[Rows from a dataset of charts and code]

- - -

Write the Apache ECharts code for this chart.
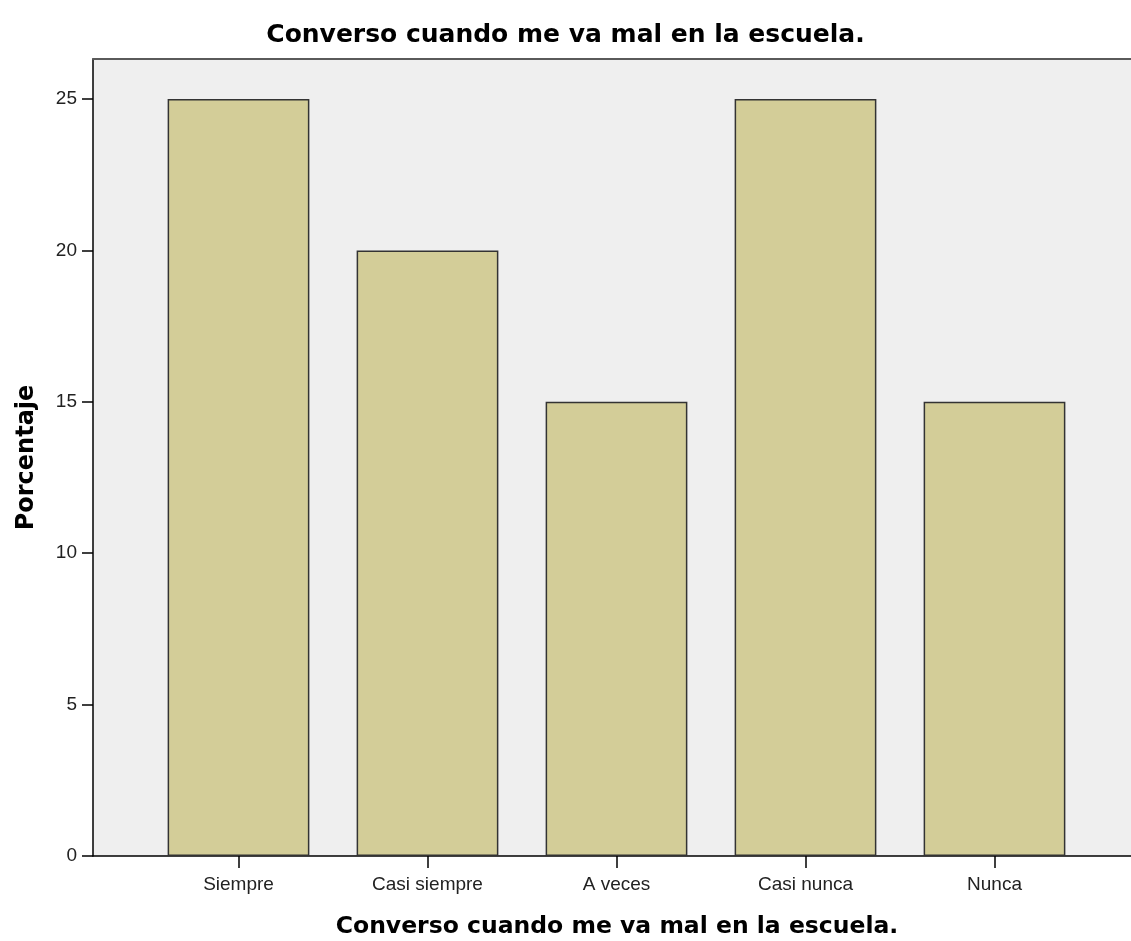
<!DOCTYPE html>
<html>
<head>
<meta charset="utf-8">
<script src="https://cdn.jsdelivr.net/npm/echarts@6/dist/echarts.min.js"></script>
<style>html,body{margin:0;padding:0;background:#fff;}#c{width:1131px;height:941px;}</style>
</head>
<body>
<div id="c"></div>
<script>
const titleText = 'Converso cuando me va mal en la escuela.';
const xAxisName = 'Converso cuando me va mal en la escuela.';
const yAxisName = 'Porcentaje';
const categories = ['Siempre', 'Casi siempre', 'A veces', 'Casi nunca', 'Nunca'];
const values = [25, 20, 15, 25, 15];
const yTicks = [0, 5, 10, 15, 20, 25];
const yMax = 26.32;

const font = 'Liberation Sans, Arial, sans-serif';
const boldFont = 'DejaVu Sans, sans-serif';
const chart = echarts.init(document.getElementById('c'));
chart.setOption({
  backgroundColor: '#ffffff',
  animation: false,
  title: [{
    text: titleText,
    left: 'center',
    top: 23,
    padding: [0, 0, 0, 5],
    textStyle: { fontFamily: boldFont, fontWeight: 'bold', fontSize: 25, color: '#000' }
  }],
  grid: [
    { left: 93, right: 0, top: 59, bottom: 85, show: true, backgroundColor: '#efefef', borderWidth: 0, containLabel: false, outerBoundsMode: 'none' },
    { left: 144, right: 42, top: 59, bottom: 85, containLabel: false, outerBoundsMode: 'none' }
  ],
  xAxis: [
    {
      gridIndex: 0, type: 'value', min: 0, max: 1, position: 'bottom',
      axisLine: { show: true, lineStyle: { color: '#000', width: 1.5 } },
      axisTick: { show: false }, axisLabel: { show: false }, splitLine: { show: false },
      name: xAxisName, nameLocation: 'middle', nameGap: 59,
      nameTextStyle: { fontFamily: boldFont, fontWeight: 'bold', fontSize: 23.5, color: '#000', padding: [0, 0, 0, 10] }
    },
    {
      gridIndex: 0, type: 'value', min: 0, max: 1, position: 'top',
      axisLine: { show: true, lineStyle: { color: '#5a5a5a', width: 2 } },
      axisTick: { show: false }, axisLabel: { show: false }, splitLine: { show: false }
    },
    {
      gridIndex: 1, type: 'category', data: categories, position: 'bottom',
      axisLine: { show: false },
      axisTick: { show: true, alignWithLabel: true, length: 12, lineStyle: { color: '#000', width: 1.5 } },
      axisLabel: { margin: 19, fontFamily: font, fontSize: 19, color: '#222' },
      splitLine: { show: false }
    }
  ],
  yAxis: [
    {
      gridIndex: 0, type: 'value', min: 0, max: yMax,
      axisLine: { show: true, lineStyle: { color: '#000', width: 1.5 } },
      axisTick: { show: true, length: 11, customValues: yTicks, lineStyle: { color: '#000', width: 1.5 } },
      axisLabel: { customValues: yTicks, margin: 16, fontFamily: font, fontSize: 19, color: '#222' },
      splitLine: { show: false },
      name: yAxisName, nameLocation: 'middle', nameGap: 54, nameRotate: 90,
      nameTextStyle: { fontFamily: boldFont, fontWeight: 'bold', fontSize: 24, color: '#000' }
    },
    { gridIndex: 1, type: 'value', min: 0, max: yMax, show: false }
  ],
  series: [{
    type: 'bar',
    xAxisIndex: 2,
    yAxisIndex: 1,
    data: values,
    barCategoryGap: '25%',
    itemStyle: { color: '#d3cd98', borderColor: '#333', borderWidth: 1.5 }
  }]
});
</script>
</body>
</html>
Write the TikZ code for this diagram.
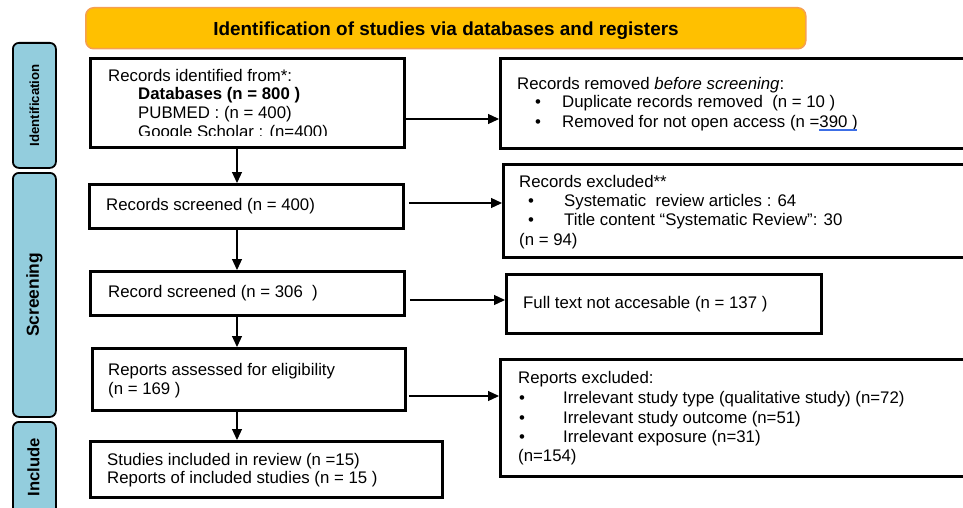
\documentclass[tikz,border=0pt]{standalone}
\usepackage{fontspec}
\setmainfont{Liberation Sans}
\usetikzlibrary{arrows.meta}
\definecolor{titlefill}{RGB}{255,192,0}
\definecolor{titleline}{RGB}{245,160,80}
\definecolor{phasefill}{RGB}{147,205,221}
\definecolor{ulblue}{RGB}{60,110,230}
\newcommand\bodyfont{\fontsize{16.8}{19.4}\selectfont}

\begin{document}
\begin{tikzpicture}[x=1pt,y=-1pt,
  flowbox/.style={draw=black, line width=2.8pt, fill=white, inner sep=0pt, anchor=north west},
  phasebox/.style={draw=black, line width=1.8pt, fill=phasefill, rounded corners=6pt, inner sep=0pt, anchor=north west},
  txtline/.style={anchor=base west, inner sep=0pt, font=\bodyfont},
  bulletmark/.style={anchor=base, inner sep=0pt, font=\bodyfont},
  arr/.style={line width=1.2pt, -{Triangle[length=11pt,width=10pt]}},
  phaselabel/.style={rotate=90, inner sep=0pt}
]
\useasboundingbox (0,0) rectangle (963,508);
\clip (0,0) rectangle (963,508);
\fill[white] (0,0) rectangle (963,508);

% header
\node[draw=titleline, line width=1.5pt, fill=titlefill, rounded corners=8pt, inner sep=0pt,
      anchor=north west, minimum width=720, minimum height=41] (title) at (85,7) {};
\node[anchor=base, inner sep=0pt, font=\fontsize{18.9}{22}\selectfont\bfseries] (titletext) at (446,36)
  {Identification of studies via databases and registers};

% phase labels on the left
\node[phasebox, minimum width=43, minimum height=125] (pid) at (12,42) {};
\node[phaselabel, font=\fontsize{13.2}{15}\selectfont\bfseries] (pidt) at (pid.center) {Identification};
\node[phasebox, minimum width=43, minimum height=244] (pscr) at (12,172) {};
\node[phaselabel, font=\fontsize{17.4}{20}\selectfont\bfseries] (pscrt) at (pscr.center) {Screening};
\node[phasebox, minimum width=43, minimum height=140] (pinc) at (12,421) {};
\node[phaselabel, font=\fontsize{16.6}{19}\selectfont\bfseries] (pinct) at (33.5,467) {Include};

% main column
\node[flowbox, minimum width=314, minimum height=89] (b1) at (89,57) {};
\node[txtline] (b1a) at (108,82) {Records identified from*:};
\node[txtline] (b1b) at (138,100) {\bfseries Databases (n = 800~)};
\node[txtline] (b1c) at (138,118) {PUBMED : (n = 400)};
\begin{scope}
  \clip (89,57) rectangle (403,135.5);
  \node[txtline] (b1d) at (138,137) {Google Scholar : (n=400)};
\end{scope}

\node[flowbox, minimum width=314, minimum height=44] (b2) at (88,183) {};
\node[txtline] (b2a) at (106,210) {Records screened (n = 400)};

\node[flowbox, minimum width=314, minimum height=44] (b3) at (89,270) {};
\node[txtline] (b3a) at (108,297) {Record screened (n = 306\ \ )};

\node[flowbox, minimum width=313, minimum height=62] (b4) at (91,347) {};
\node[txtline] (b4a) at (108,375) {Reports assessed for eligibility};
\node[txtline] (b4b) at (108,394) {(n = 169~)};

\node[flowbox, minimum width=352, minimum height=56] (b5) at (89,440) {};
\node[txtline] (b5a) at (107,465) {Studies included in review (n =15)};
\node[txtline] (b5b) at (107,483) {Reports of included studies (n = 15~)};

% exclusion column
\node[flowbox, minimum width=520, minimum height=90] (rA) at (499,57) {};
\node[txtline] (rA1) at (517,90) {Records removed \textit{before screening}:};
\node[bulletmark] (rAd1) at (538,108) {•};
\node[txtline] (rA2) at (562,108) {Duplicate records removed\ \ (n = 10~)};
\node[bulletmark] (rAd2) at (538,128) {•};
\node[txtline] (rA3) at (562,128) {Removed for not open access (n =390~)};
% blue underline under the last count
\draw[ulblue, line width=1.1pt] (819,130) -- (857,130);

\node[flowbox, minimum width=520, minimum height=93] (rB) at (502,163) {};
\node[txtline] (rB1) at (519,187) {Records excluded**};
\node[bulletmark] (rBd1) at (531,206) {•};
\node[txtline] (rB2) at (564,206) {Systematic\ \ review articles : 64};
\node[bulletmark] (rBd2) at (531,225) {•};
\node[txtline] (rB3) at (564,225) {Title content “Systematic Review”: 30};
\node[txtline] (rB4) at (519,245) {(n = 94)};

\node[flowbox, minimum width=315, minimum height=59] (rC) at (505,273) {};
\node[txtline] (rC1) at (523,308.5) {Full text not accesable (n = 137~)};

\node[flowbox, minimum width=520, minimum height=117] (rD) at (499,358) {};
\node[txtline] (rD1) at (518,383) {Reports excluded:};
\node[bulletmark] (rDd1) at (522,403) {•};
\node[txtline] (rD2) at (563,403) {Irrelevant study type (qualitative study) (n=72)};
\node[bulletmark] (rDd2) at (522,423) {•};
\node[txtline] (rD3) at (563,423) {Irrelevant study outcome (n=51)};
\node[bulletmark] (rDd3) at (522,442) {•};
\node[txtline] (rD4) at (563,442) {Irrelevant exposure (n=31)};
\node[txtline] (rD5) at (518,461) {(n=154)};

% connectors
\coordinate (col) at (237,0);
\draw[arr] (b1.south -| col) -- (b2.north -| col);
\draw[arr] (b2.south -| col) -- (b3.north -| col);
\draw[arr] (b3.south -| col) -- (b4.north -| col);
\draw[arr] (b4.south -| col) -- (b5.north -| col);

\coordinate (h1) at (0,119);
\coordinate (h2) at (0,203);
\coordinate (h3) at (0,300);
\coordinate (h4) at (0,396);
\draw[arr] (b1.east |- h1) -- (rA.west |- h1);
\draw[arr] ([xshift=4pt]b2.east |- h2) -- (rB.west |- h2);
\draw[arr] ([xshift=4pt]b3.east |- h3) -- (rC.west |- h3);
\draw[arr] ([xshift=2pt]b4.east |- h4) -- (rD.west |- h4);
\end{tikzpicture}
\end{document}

- - -

**Instruction**
Give back exactly the lines from the first line of the data through the line with "const yMax = 26.32;", pictures excluded.

**Problem solution**
Write the Apache ECharts code for this chart.
<!DOCTYPE html>
<html>
<head>
<meta charset="utf-8">
<script src="https://cdn.jsdelivr.net/npm/echarts@6/dist/echarts.min.js"></script>
<style>html,body{margin:0;padding:0;background:#fff;}#c{width:1131px;height:941px;}</style>
</head>
<body>
<div id="c"></div>
<script>
const titleText = 'Converso cuando me va mal en la escuela.';
const xAxisName = 'Converso cuando me va mal en la escuela.';
const yAxisName = 'Porcentaje';
const categories = ['Siempre', 'Casi siempre', 'A veces', 'Casi nunca', 'Nunca'];
const values = [25, 20, 15, 25, 15];
const yTicks = [0, 5, 10, 15, 20, 25];
const yMax = 26.32;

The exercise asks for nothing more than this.